**DIRECTIONS:** Extract each line of the data below exactly as written.

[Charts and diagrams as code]
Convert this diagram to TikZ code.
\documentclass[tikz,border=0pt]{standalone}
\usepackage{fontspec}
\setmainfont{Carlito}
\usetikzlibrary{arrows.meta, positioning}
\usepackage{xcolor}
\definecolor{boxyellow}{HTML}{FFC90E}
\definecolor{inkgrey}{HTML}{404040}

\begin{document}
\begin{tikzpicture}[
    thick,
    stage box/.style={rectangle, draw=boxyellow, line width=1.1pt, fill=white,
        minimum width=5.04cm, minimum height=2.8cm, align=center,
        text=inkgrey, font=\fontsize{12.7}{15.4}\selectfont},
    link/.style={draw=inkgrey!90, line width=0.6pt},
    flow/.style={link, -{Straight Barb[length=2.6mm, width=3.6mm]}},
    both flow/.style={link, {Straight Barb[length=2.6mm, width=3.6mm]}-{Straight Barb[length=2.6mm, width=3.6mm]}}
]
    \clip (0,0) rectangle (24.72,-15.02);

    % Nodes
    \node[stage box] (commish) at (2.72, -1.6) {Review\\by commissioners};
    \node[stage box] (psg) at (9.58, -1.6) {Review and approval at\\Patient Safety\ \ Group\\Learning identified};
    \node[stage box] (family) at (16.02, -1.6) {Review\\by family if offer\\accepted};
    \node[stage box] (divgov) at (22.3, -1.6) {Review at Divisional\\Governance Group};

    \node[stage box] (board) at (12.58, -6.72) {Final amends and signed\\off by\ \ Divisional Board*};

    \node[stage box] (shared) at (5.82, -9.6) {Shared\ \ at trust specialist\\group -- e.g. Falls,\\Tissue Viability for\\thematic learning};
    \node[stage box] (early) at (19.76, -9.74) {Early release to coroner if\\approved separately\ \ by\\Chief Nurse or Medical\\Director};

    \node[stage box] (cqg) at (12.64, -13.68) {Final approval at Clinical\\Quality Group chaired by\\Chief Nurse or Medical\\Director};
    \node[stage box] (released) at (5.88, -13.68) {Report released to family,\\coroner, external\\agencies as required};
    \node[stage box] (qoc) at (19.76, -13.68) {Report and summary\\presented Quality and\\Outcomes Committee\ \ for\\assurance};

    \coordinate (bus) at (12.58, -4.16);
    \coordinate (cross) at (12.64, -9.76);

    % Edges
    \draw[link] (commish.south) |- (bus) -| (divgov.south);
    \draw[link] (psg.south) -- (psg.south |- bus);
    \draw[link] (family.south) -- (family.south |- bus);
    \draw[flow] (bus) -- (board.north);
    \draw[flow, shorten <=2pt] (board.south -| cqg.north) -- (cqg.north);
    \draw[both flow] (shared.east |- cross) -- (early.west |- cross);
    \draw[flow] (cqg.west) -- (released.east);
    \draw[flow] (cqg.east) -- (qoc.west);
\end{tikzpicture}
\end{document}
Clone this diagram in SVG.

**RESPONSE TO THIS EXERCISE:**
Convert this diagram to TikZ code.
\documentclass[tikz,border=0pt]{standalone}
\usepackage{fontspec}
\setmainfont{Carlito}
\usetikzlibrary{arrows.meta, positioning}
\usepackage{xcolor}
\definecolor{boxyellow}{HTML}{FFC90E}
\definecolor{inkgrey}{HTML}{404040}

\begin{document}
\begin{tikzpicture}[
    thick,
    stage box/.style={rectangle, draw=boxyellow, line width=1.1pt, fill=white,
        minimum width=5.04cm, minimum height=2.8cm, align=center,
        text=inkgrey, font=\fontsize{12.7}{15.4}\selectfont},
    link/.style={draw=inkgrey!90, line width=0.6pt},
    flow/.style={link, -{Straight Barb[length=2.6mm, width=3.6mm]}},
    both flow/.style={link, {Straight Barb[length=2.6mm, width=3.6mm]}-{Straight Barb[length=2.6mm, width=3.6mm]}}
]
    \clip (0,0) rectangle (24.72,-15.02);

    % Nodes
    \node[stage box] (commish) at (2.72, -1.6) {Review\\by commissioners};
    \node[stage box] (psg) at (9.58, -1.6) {Review and approval at\\Patient Safety\ \ Group\\Learning identified};
    \node[stage box] (family) at (16.02, -1.6) {Review\\by family if offer\\accepted};
    \node[stage box] (divgov) at (22.3, -1.6) {Review at Divisional\\Governance Group};

    \node[stage box] (board) at (12.58, -6.72) {Final amends and signed\\off by\ \ Divisional Board*};

    \node[stage box] (shared) at (5.82, -9.6) {Shared\ \ at trust specialist\\group -- e.g. Falls,\\Tissue Viability for\\thematic learning};
    \node[stage box] (early) at (19.76, -9.74) {Early release to coroner if\\approved separately\ \ by\\Chief Nurse or Medical\\Director};

    \node[stage box] (cqg) at (12.64, -13.68) {Final approval at Clinical\\Quality Group chaired by\\Chief Nurse or Medical\\Director};
    \node[stage box] (released) at (5.88, -13.68) {Report released to family,\\coroner, external\\agencies as required};
    \node[stage box] (qoc) at (19.76, -13.68) {Report and summary\\presented Quality and\\Outcomes Committee\ \ for\\assurance};

    \coordinate (bus) at (12.58, -4.16);
    \coordinate (cross) at (12.64, -9.76);

    % Edges
    \draw[link] (commish.south) |- (bus) -| (divgov.south);
    \draw[link] (psg.south) -- (psg.south |- bus);
    \draw[link] (family.south) -- (family.south |- bus);
    \draw[flow] (bus) -- (board.north);
    \draw[flow, shorten <=2pt] (board.south -| cqg.north) -- (cqg.north);
    \draw[both flow] (shared.east |- cross) -- (early.west |- cross);
    \draw[flow] (cqg.west) -- (released.east);
    \draw[flow] (cqg.east) -- (qoc.west);
\end{tikzpicture}
\end{document}
Clone this diagram in SVG.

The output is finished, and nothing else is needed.